• [Work to be completed]: Repeat the full listing below verbatim and keep the images out.

[Begin]

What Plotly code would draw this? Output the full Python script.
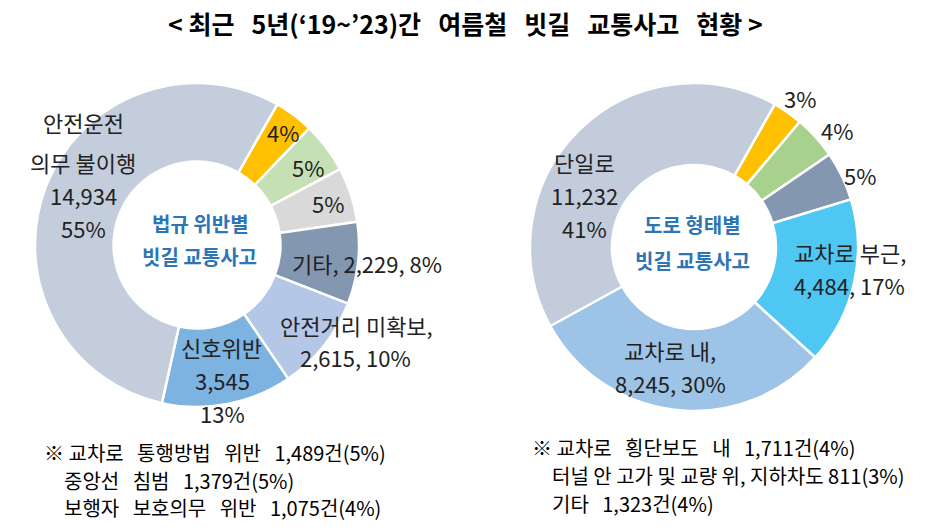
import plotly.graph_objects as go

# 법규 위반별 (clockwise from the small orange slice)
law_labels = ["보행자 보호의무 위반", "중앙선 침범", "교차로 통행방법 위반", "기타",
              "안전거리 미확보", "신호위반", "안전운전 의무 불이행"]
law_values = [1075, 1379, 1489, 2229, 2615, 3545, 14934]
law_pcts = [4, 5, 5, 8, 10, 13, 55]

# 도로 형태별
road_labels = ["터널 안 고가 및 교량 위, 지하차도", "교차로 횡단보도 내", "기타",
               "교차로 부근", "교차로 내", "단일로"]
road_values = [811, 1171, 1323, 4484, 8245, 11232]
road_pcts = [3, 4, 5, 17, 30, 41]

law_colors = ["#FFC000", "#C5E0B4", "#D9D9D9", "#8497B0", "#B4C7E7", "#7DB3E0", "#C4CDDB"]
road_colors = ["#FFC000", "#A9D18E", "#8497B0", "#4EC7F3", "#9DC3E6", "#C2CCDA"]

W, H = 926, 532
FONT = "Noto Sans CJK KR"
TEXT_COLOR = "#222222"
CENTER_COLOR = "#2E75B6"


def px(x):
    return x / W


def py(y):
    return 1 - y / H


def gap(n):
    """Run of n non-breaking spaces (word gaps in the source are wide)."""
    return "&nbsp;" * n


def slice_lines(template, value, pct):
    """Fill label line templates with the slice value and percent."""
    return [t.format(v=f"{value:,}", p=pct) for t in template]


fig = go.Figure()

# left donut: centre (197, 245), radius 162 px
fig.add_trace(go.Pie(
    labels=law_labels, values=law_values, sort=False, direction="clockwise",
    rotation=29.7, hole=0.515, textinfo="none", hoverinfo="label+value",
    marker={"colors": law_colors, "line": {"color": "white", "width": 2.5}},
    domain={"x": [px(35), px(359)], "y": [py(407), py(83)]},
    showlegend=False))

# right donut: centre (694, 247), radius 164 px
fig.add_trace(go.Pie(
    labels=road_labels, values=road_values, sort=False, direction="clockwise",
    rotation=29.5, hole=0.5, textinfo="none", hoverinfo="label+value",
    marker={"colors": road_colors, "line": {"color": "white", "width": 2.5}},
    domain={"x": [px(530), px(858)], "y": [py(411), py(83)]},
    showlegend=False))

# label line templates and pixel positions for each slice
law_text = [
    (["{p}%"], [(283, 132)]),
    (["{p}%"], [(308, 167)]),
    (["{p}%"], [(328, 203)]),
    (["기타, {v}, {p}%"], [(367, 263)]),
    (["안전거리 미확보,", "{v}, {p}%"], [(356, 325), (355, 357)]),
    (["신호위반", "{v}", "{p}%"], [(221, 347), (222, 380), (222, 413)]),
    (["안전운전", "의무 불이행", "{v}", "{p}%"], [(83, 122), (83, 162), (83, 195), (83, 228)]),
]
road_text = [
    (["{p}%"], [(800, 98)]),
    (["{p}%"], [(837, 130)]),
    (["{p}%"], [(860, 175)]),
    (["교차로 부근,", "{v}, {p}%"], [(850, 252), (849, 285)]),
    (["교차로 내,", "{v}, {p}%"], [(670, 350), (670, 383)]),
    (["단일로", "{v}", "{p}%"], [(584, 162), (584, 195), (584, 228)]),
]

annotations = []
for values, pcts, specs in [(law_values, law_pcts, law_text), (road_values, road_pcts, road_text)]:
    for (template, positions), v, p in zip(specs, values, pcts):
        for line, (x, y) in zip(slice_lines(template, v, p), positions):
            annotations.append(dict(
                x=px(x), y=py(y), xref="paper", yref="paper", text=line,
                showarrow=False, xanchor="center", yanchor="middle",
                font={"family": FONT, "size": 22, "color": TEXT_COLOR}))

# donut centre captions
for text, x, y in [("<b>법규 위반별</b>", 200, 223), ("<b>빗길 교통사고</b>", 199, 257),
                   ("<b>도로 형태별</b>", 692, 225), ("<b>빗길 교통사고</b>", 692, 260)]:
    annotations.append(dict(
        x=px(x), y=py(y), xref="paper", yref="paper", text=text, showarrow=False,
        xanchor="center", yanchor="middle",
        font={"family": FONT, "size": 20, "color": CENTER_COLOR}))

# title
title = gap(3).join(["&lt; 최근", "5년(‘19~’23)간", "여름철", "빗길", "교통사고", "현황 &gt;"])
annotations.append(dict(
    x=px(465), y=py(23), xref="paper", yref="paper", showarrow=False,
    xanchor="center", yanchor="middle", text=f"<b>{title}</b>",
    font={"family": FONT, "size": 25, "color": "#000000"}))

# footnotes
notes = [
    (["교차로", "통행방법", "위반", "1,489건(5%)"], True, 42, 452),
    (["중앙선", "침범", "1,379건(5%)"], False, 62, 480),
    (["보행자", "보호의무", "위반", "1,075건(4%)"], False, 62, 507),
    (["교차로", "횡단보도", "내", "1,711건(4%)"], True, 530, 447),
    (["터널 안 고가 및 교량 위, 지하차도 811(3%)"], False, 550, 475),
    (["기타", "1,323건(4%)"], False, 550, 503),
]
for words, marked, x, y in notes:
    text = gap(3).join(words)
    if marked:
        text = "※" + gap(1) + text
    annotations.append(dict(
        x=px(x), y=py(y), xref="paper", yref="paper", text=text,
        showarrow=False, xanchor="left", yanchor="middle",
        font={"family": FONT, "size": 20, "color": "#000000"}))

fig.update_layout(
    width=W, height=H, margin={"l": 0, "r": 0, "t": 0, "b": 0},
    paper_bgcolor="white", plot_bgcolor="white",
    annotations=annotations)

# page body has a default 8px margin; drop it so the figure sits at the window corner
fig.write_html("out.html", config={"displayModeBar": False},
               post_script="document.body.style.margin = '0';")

[End]

• [Final answer]:
What Plotly code would draw this? Output the full Python script.
import plotly.graph_objects as go

# 법규 위반별 (clockwise from the small orange slice)
law_labels = ["보행자 보호의무 위반", "중앙선 침범", "교차로 통행방법 위반", "기타",
              "안전거리 미확보", "신호위반", "안전운전 의무 불이행"]
law_values = [1075, 1379, 1489, 2229, 2615, 3545, 14934]
law_pcts = [4, 5, 5, 8, 10, 13, 55]

# 도로 형태별
road_labels = ["터널 안 고가 및 교량 위, 지하차도", "교차로 횡단보도 내", "기타",
               "교차로 부근", "교차로 내", "단일로"]
road_values = [811, 1171, 1323, 4484, 8245, 11232]
road_pcts = [3, 4, 5, 17, 30, 41]

law_colors = ["#FFC000", "#C5E0B4", "#D9D9D9", "#8497B0", "#B4C7E7", "#7DB3E0", "#C4CDDB"]
road_colors = ["#FFC000", "#A9D18E", "#8497B0", "#4EC7F3", "#9DC3E6", "#C2CCDA"]

W, H = 926, 532
FONT = "Noto Sans CJK KR"
TEXT_COLOR = "#222222"
CENTER_COLOR = "#2E75B6"


def px(x):
    return x / W


def py(y):
    return 1 - y / H


def gap(n):
    """Run of n non-breaking spaces (word gaps in the source are wide)."""
    return "&nbsp;" * n


def slice_lines(template, value, pct):
    """Fill label line templates with the slice value and percent."""
    return [t.format(v=f"{value:,}", p=pct) for t in template]


fig = go.Figure()

# left donut: centre (197, 245), radius 162 px
fig.add_trace(go.Pie(
    labels=law_labels, values=law_values, sort=False, direction="clockwise",
    rotation=29.7, hole=0.515, textinfo="none", hoverinfo="label+value",
    marker={"colors": law_colors, "line": {"color": "white", "width": 2.5}},
    domain={"x": [px(35), px(359)], "y": [py(407), py(83)]},
    showlegend=False))

# right donut: centre (694, 247), radius 164 px
fig.add_trace(go.Pie(
    labels=road_labels, values=road_values, sort=False, direction="clockwise",
    rotation=29.5, hole=0.5, textinfo="none", hoverinfo="label+value",
    marker={"colors": road_colors, "line": {"color": "white", "width": 2.5}},
    domain={"x": [px(530), px(858)], "y": [py(411), py(83)]},
    showlegend=False))

# label line templates and pixel positions for each slice
law_text = [
    (["{p}%"], [(283, 132)]),
    (["{p}%"], [(308, 167)]),
    (["{p}%"], [(328, 203)]),
    (["기타, {v}, {p}%"], [(367, 263)]),
    (["안전거리 미확보,", "{v}, {p}%"], [(356, 325), (355, 357)]),
    (["신호위반", "{v}", "{p}%"], [(221, 347), (222, 380), (222, 413)]),
    (["안전운전", "의무 불이행", "{v}", "{p}%"], [(83, 122), (83, 162), (83, 195), (83, 228)]),
]
road_text = [
    (["{p}%"], [(800, 98)]),
    (["{p}%"], [(837, 130)]),
    (["{p}%"], [(860, 175)]),
    (["교차로 부근,", "{v}, {p}%"], [(850, 252), (849, 285)]),
    (["교차로 내,", "{v}, {p}%"], [(670, 350), (670, 383)]),
    (["단일로", "{v}", "{p}%"], [(584, 162), (584, 195), (584, 228)]),
]

annotations = []
for values, pcts, specs in [(law_values, law_pcts, law_text), (road_values, road_pcts, road_text)]:
    for (template, positions), v, p in zip(specs, values, pcts):
        for line, (x, y) in zip(slice_lines(template, v, p), positions):
            annotations.append(dict(
                x=px(x), y=py(y), xref="paper", yref="paper", text=line,
                showarrow=False, xanchor="center", yanchor="middle",
                font={"family": FONT, "size": 22, "color": TEXT_COLOR}))

# donut centre captions
for text, x, y in [("<b>법규 위반별</b>", 200, 223), ("<b>빗길 교통사고</b>", 199, 257),
                   ("<b>도로 형태별</b>", 692, 225), ("<b>빗길 교통사고</b>", 692, 260)]:
    annotations.append(dict(
        x=px(x), y=py(y), xref="paper", yref="paper", text=text, showarrow=False,
        xanchor="center", yanchor="middle",
        font={"family": FONT, "size": 20, "color": CENTER_COLOR}))

# title
title = gap(3).join(["&lt; 최근", "5년(‘19~’23)간", "여름철", "빗길", "교통사고", "현황 &gt;"])
annotations.append(dict(
    x=px(465), y=py(23), xref="paper", yref="paper", showarrow=False,
    xanchor="center", yanchor="middle", text=f"<b>{title}</b>",
    font={"family": FONT, "size": 25, "color": "#000000"}))

# footnotes
notes = [
    (["교차로", "통행방법", "위반", "1,489건(5%)"], True, 42, 452),
    (["중앙선", "침범", "1,379건(5%)"], False, 62, 480),
    (["보행자", "보호의무", "위반", "1,075건(4%)"], False, 62, 507),
    (["교차로", "횡단보도", "내", "1,711건(4%)"], True, 530, 447),
    (["터널 안 고가 및 교량 위, 지하차도 811(3%)"], False, 550, 475),
    (["기타", "1,323건(4%)"], False, 550, 503),
]
for words, marked, x, y in notes:
    text = gap(3).join(words)
    if marked:
        text = "※" + gap(1) + text
    annotations.append(dict(
        x=px(x), y=py(y), xref="paper", yref="paper", text=text,
        showarrow=False, xanchor="left", yanchor="middle",
        font={"family": FONT, "size": 20, "color": "#000000"}))

fig.update_layout(
    width=W, height=H, margin={"l": 0, "r": 0, "t": 0, "b": 0},
    paper_bgcolor="white", plot_bgcolor="white",
    annotations=annotations)

# page body has a default 8px margin; drop it so the figure sits at the window corner
fig.write_html("out.html", config={"displayModeBar": False},
               post_script="document.body.style.margin = '0';")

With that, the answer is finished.